Choosing a Backup Power Strategy for Emergency Lighting

Brian Kennedy, Senior Manager, Power Management
Emerson Network Power

In 2014, some 107,500 non-residential structure fires occurred across the United States. Statistics like that make you realize how critical it is to deploy and maintain proper life safety—and other emergency equipment—in commercial buildings of varying types.

Construction and operating codes have long been established to protect human life. National Fire Protection Association standards (e.g., 70, 99, 101, 110 and 111) describe safe building conditions, and these standards work in accordance with NEC 700/701 and UL 924. These are all in addition to the local codes that may apply to a particular building.

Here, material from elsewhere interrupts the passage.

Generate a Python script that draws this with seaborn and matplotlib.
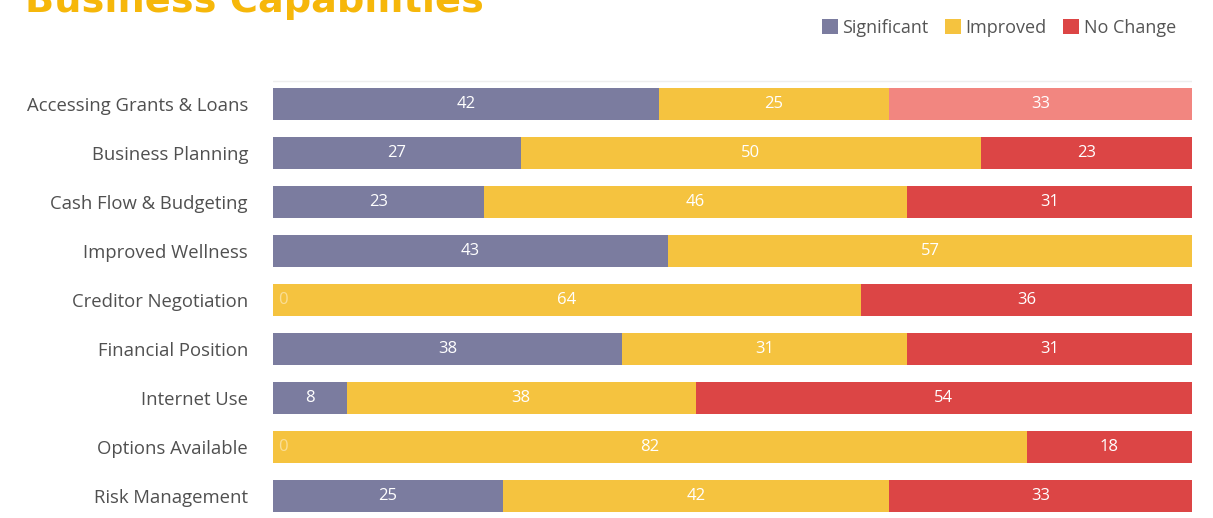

Liebert-eXM-UPSUL 924 is part of the Life Safety standards for emergency egress. It states that equipment shall automatically supply illumination or power or both to critical areas and equipment in the event of failure of the normal electrical supply. It requires that building lighting provide at least 90 minutes of battery powered illumination, even under extreme conditions, such as electrical surges and full loads, to ensure that building occupants are provided time to evacuate.

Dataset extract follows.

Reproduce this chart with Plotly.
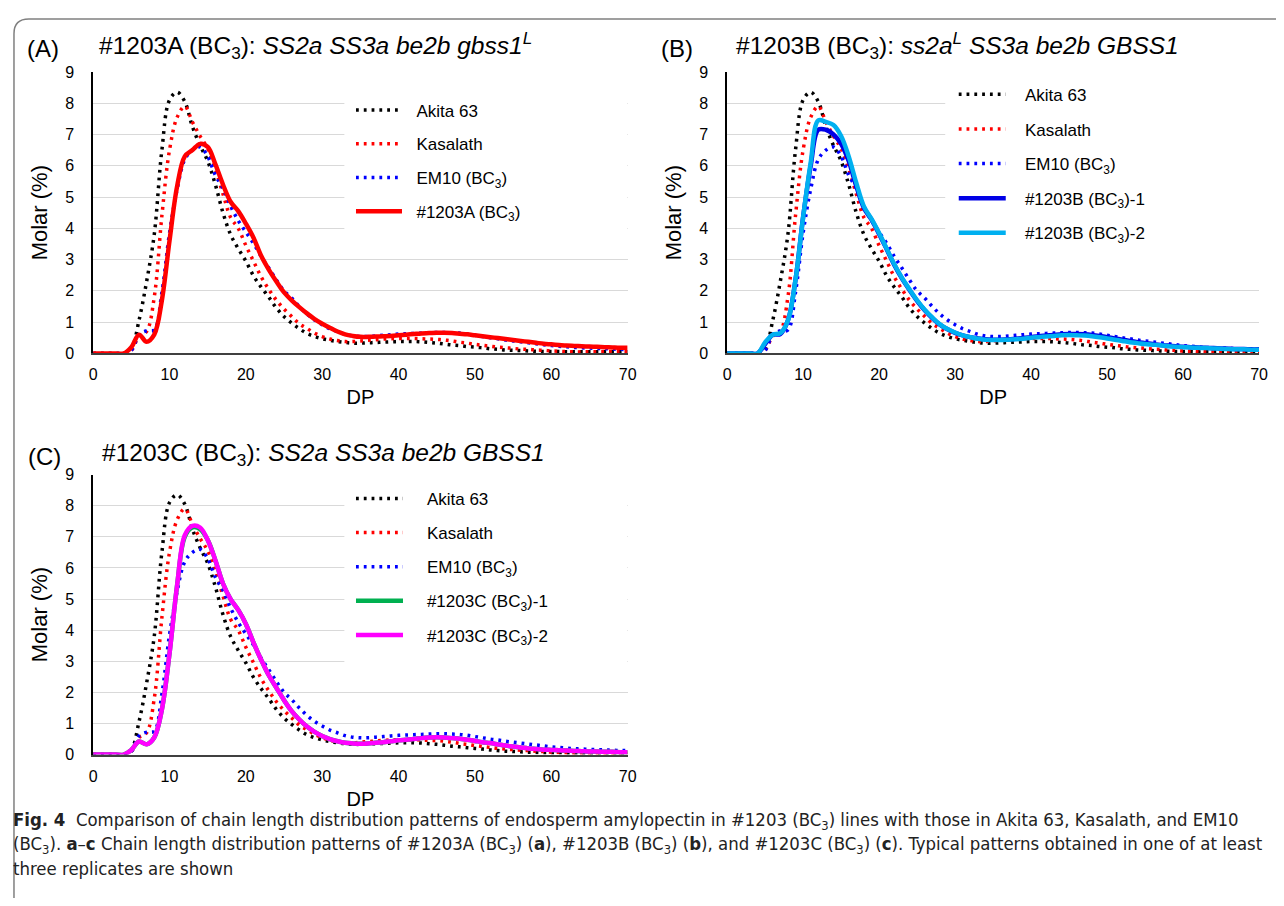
import plotly.graph_objects as go

# ---------------- data ----------------
DP = list(range(0, 71))
x_ticks = [0, 10, 20, 30, 40, 50, 60, 70]
y_ticks = [0, 1, 2, 3, 4, 5, 6, 7, 8, 9]

akita63 = [0, 0, 0, 0, 0, 0.15, 1.05, 2.3, 3.8, 6.5,
           8.1, 8.35, 8.05, 7.25, 6.65, 6.15, 5.4, 4.5, 3.8, 3.35,
           2.95, 2.48, 2.12, 1.8, 1.45, 1.18, 0.97, 0.79, 0.64, 0.54,
           0.47, 0.42, 0.38, 0.35, 0.33, 0.33, 0.34, 0.35, 0.36, 0.37,
           0.38, 0.38, 0.38, 0.37, 0.35, 0.33, 0.30, 0.27, 0.25, 0.22,
           0.20, 0.18, 0.15, 0.13, 0.11, 0.10, 0.09, 0.08, 0.07, 0.06,
           0.06, 0.06, 0.05, 0.05, 0.05, 0.05, 0.05, 0.05, 0.05, 0.05, 0.05]

kasalath = [0, 0, 0, 0, 0, 0.1, 0.55, 0.7, 1.8, 4.4,
            6.5, 7.55, 7.9, 7.4, 6.95, 6.55, 5.9, 5.1, 4.35, 4.0,
            3.45, 2.95, 2.45, 2.05, 1.7, 1.42, 1.18, 0.95, 0.80, 0.65,
            0.54, 0.46, 0.41, 0.38, 0.38, 0.40, 0.42, 0.44, 0.46, 0.47,
            0.48, 0.48, 0.48, 0.47, 0.46, 0.45, 0.43, 0.40, 0.36, 0.33,
            0.29, 0.26, 0.23, 0.20, 0.18, 0.16, 0.14, 0.13, 0.11, 0.10,
            0.08, 0.07, 0.06, 0.05, 0.05, 0.05, 0.05, 0.05, 0.05, 0.05, 0.05]

em10 = [0, 0, 0, 0, 0, 0.1, 0.6, 0.72, 0.75, 1.95,
        3.85, 5.25, 6.2, 6.5, 6.6, 6.3, 5.7, 5.28, 4.71, 4.25,
        3.88, 3.52, 3.1, 2.73, 2.35, 2.0, 1.77, 1.5, 1.26, 1.07,
        0.92, 0.79, 0.70, 0.61, 0.56, 0.54, 0.54, 0.56, 0.58, 0.60,
        0.62, 0.63, 0.64, 0.65, 0.66, 0.67, 0.67, 0.66, 0.65, 0.62,
        0.58, 0.54, 0.50, 0.47, 0.43, 0.40, 0.37, 0.34, 0.31, 0.28,
        0.25, 0.23, 0.21, 0.19, 0.18, 0.17, 0.16, 0.15, 0.14, 0.13, 0.13]

line_1203A = [0, 0, 0, 0, 0, 0.2, 0.6, 0.37, 0.6, 1.7,
              3.6, 5.35, 6.3, 6.5, 6.7, 6.6, 6.05, 5.4, 4.85, 4.55,
              4.15, 3.7, 3.12, 2.68, 2.3, 1.95, 1.7, 1.48, 1.28, 1.10,
              0.95, 0.82, 0.70, 0.61, 0.56, 0.53, 0.53, 0.54, 0.55, 0.56,
              0.58, 0.60, 0.62, 0.64, 0.65, 0.66, 0.66, 0.65, 0.63, 0.61,
              0.58, 0.55, 0.52, 0.49, 0.46, 0.43, 0.40, 0.37, 0.34, 0.31,
              0.29, 0.27, 0.25, 0.24, 0.23, 0.22, 0.21, 0.20, 0.19, 0.18, 0.18]

line_1203B_1 = [0, 0, 0, 0, 0, 0.3, 0.6, 0.62, 1.05, 2.35,
                4.35, 6.0, 7.15, 7.15, 7.0, 6.7, 6.15, 5.35, 4.65, 4.28,
                3.82, 3.33, 2.83, 2.4, 2.03, 1.68, 1.38, 1.13, 0.92, 0.77,
                0.66, 0.58, 0.52, 0.48, 0.45, 0.44, 0.44, 0.45, 0.47, 0.49,
                0.52, 0.55, 0.57, 0.59, 0.61, 0.62, 0.62, 0.61, 0.59, 0.56,
                0.52, 0.48, 0.44, 0.40, 0.36, 0.33, 0.30, 0.27, 0.25, 0.23,
                0.21, 0.20, 0.19, 0.18, 0.17, 0.16, 0.15, 0.14, 0.14, 0.13, 0.13]

line_1203B_2 = [0, 0, 0, 0, 0, 0.35, 0.6, 0.65, 1.05, 2.35,
                4.35, 6.1, 7.45, 7.4, 7.3, 6.95, 6.3, 5.45, 4.7, 4.3,
                3.85, 3.35, 2.85, 2.42, 2.05, 1.7, 1.4, 1.15, 0.93, 0.78,
                0.67, 0.58, 0.52, 0.47, 0.44, 0.43, 0.43, 0.44, 0.45, 0.47,
                0.50, 0.52, 0.54, 0.56, 0.58, 0.59, 0.58, 0.57, 0.55, 0.52,
                0.48, 0.44, 0.40, 0.36, 0.33, 0.30, 0.28, 0.26, 0.23, 0.21,
                0.20, 0.19, 0.18, 0.17, 0.16, 0.15, 0.14, 0.13, 0.13, 0.12, 0.12]

line_1203C_1 = [0, 0, 0, 0, 0, 0.15, 0.42, 0.33, 0.55, 1.45,
                3.25, 5.45, 7.0, 7.3, 7.25, 6.9, 6.25, 5.5, 5.0, 4.65,
                4.2, 3.6, 3.05, 2.55, 2.15, 1.75, 1.4, 1.13, 0.90, 0.73,
                0.60, 0.50, 0.43, 0.38, 0.36, 0.35, 0.36, 0.38, 0.40, 0.43,
                0.46, 0.48, 0.50, 0.53, 0.55, 0.56, 0.55, 0.53, 0.51, 0.48,
                0.44, 0.40, 0.37, 0.33, 0.29, 0.26, 0.23, 0.20, 0.18, 0.16,
                0.15, 0.14, 0.13, 0.12, 0.11, 0.10, 0.10, 0.09, 0.09, 0.08, 0.08]

line_1203C_2 = [0, 0, 0, 0, 0, 0.15, 0.42, 0.33, 0.55, 1.45,
                3.25, 5.45, 7.05, 7.35, 7.3, 6.9, 6.25, 5.5, 5.0, 4.65,
                4.2, 3.6, 3.05, 2.55, 2.15, 1.75, 1.4, 1.13, 0.90, 0.73,
                0.60, 0.50, 0.43, 0.38, 0.36, 0.35, 0.36, 0.38, 0.40, 0.43,
                0.46, 0.48, 0.50, 0.53, 0.55, 0.56, 0.55, 0.53, 0.51, 0.48,
                0.44, 0.40, 0.37, 0.33, 0.29, 0.26, 0.23, 0.20, 0.18, 0.16,
                0.15, 0.14, 0.13, 0.12, 0.11, 0.10, 0.10, 0.09, 0.09, 0.08, 0.08]

baseline_names = ["Akita 63", "Kasalath", "EM10 (BC<sub>3</sub>)"]
baseline_series = [akita63, kasalath, em10]
baseline_colors = ["#000000", "#FF0000", "#0000FF"]

panel_labels = ["(A)", "(B)", "(C)"]
panel_titles = [
    "#1203A (BC<sub>3</sub>): <i>SS2a SS3a be2b gbss1<sup>L</sup></i>",
    "#1203B (BC<sub>3</sub>): <i>ss2a<sup>L</sup> SS3a be2b GBSS1</i>",
    "#1203C (BC<sub>3</sub>): <i>SS2a SS3a be2b GBSS1</i>",
]
panel_lines = [
    [("#1203A (BC<sub>3</sub>)", line_1203A, "#FF0000")],
    [("#1203B (BC<sub>3</sub>)-1", line_1203B_1, "#0000E6"),
     ("#1203B (BC<sub>3</sub>)-2", line_1203B_2, "#00B0F0")],
    [("#1203C (BC<sub>3</sub>)-1", line_1203C_1, "#00B050"),
     ("#1203C (BC<sub>3</sub>)-2", line_1203C_2, "#FF00FF")],
]

caption_lines = [
    "<b>Fig. 4</b>  Comparison of chain length distribution patterns of endosperm amylopectin in #1203 (BC<sub>3</sub>) lines with those in Akita 63, Kasalath, and EM10",
    "(BC<sub>3</sub>). <b>a</b>–<b>c</b> Chain length distribution patterns of #1203A (BC<sub>3</sub>) (<b>a</b>), #1203B (BC<sub>3</sub>) (<b>b</b>), and #1203C (BC<sub>3</sub>) (<b>c</b>). Typical patterns obtained in one of at least",
    "three replicates are shown",
]

# ---------------- layout helpers (page pixel -> paper) ----------------
# the page body has an 8px margin, so the figure is 16px smaller than the window
OFF = 8
W, H = 1284 - 2 * OFF, 906 - 2 * OFF
def X(px):
    return (px - OFF) / W
def Y(py):
    return 1 - (py - OFF) / H

FONT = "Liberation Sans, Arial, sans-serif"
CAP_FONT = "Liberation Sans Narrow, DejaVu Sans Condensed, Roboto Condensed, Liberation Sans, sans-serif"
NB = "\u00a0"

# panel geometry in page pixels: (x_left, x_right, y_top, y_bottom)
geo = [(90, 630, 65, 352), (730.5, 1268, 65, 352), (90, 630, 475.5, 761)]
axis_ids = [("x", "y", "xaxis", "yaxis", "legend"),
            ("x2", "y2", "xaxis2", "yaxis2", "legend2"),
            ("x3", "y3", "xaxis3", "yaxis3", "legend3")]
legend_pos = [(350.5, 86), (959.5, 70), (350.5, 482)]
legend_itemw = [46, 47, 47]
legend_gap = [8.6, 9.5, 9.0]
legend_pad = [2, 3, 4]
# white areas behind the legends (data units: x0, x1, y0, y1)
legend_mask = [(32.9, 70, 3.8, 8.7), (28.7, 70, 2.5, 8.7), (32.9, 70, 2.6, 8.7)]
label_pos = [(21.5, 41), (661.5, 41), (22.5, 457)]
title_pos = [(94, 38), (737.5, 38), (96.5, 455)]

fig = go.Figure()
layout = dict(
    width=W, height=H,
    margin=dict(l=0, r=0, t=0, b=0),
    paper_bgcolor="white", plot_bgcolor="white",
    font=dict(family=FONT, color="#000000"),
    annotations=[], shapes=[],
)

for i in range(3):
    xa, ya, xk, yk, lk = axis_ids[i]
    x0, x1, y0, y1 = geo[i]
    pad = NB * legend_pad[i]
    g = 0
    for name, ser, col in zip(baseline_names, baseline_series, baseline_colors):
        fig.add_trace(go.Scatter(
            x=DP, y=ser, mode="lines", name=pad + name, xaxis=xa, yaxis=ya,
            legend=lk, legendgroup=f"p{i}g{g}",
            line=dict(color=col, width=3.5, dash="2.8px,5px", shape="spline", smoothing=1),
            hoverinfo="skip"))
        g += 1
    for name, ser, col in panel_lines[i]:
        fig.add_trace(go.Scatter(
            x=DP, y=ser, mode="lines", name=pad + name, xaxis=xa, yaxis=ya,
            legend=lk, legendgroup=f"p{i}g{g}",
            line=dict(color=col, width=4.5, shape="spline", smoothing=1),
            hoverinfo="skip"))
        g += 1

    layout[xk] = dict(
        domain=[X(x0), X(x1)], anchor=ya, range=[0, 70],
        tickvals=x_ticks, showgrid=False, zeroline=False,
        showline=True, linecolor="#404040", linewidth=1.5,
        ticks="", ticklabelstandoff=6,
        tickfont=dict(size=16, family=FONT),
        title=dict(text="DP", font=dict(size=20, family=FONT), standoff=8),
    )
    layout[yk] = dict(
        domain=[Y(y1), Y(y0)], anchor=xa, range=[0, 9],
        tickvals=y_ticks, showgrid=True, gridcolor="#D9D9D9", gridwidth=1.3,
        zeroline=False, showline=True, linecolor="#000000", linewidth=1.5,
        ticks="", ticklabelstandoff=14,
        tickfont=dict(size=16, family=FONT),
        title=dict(text="Molar (%)", font=dict(size=22, family=FONT), standoff=12),
    )
    lx, ly = legend_pos[i]
    layout[lk] = dict(
        x=X(lx), y=Y(ly), xanchor="left", yanchor="top",
        bgcolor="white", borderwidth=0,
        font=dict(size=17, family=FONT, color="#000000"),
        traceorder="grouped", tracegroupgap=legend_gap[i], itemwidth=legend_itemw[i],
    )
    mx0, mx1, my0, my1 = legend_mask[i]
    layout["shapes"].append(dict(
        type="rect", xref=xa, yref=ya, x0=mx0, x1=mx1, y0=my0, y1=my1,
        fillcolor="white", line=dict(width=0), layer="between"))
    px_, py_ = label_pos[i]
    layout["annotations"].append(dict(
        text=panel_labels[i], x=X(px_), y=Y(py_), xref="paper", yref="paper",
        xanchor="left", yanchor="middle", showarrow=False,
        font=dict(size=24, family=FONT, color="#000000")))
    tx, ty = title_pos[i]
    layout["annotations"].append(dict(
        text=panel_titles[i], x=X(tx), y=Y(ty), xref="paper", yref="paper",
        xanchor="left", yanchor="middle", showarrow=False,
        font=dict(size=24.5, family=FONT, color="#000000")))

for k, (txt, cy) in enumerate(zip(caption_lines, [829, 853, 877])):
    layout["annotations"].append(dict(
        text=txt, x=X(7), y=Y(cy), xref="paper", yref="paper",
        xanchor="left", yanchor="middle", showarrow=False, align="left",
        font=dict(size=18.4, family=CAP_FONT, color="#222222")))

# outer rounded frame (extends past right and bottom edges)
frame = (f"M {X(1300)},{Y(11)} L {X(25)},{Y(11)} "
         f"Q {X(10)},{Y(11)} {X(10)},{Y(26)} L {X(10)},{Y(930)}")
layout["shapes"].append(dict(type="path", path=frame, xref="paper", yref="paper",
                             line=dict(color="#808080", width=1.5)))

fig.update_layout(**layout)
fig.write_html("out.html")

Additionally, Life Safety codes specify that emergency lighting shall engage automatically and immediately after a primary power failure. In applications with an appropriate utility backup, such as a generator, UL 924A may qualify and shorten the UPS/inverter battery time to 30 minutes or less.

The challenge for building developers and managers is ensuring buildings meet these requirements reliably and cost effectively. One issue emergency lighting system designers should evaluate is whether to use a centralized or a decentralized backup power approach within emergency lighting. The effective answer usually is tied to the size and type of the facility as well as the corresponding power load.

In a decentralized plan, backup power is supplied at the individual device or set of devices.  In a large facility, this would require a high quantity of smaller, isolated backup power devices. Lower initial costs in this case might be offset with the ongoing maintenance of so many devices.

Some facilities prefer a centralized UPS approach. This allows the facility to leverage economies of scale that come with larger UPS units.

Larger commercial facilities will generally require a centralized UPS/lighting inverter in the 10 – 200kW range, with most facilities falling in the 10-60kW range.  Depending on the electrical needs, a 208/277 Volt or 480 Volt output system will be used. Other factors to consider include:

  1. UL 924 or 924A Listed. The ability to leverage 924A is directly related to the ability to tap into an auxiliary power source such as a generator. Obviously this can reduce the amount of battery time needed to meet code. Watch that your fixtures and systems are compatible with the generator synchronization.
  2. Proven Reliability: It may be tempting to skimp on quality for a system that is used infrequently, but this is exactly why reliability is so important in an emergency lighting UPS/inverter. Even with regular testing, you may not find out your UPS didn’t withstand the last thunderstorm until the time when you need it the most. Leveraging a well-designed and engineered central system, with battery monitoring features can pay dividends in the elements of service, control and replacement.
  3. Compatibility of power loads to backup:  In addition to generator friendliness, some facilities may deploy different lighting technologies that should be evaluated. Sodium-type lighting is one example of an illumination source that cannot withstand any momentary electrical outage. A true online UPS will keep sodium lighting continually powered to avoid going dark and taking minutes to re-light.
  4. Proactive service and support: With today’s technology, service doesn’t just mean regular maintenance and fast issue response, although those are still important. The current generation of UPS systems enables 24×7 equipment monitoring that provides early detection of trends and operating anomalies that may lead to critical failures if not addressed. Additionally, data collected from the UPS can provide regular reports on system health.

Selecting the right backup power system for emergency lighting is more complicated than just finding a UL-compliant device. Deciding on a distributed versus centralized strategy, optimizing efficiency and choosing the right technologies can all factor into the cost and performance of the emergency lighting system.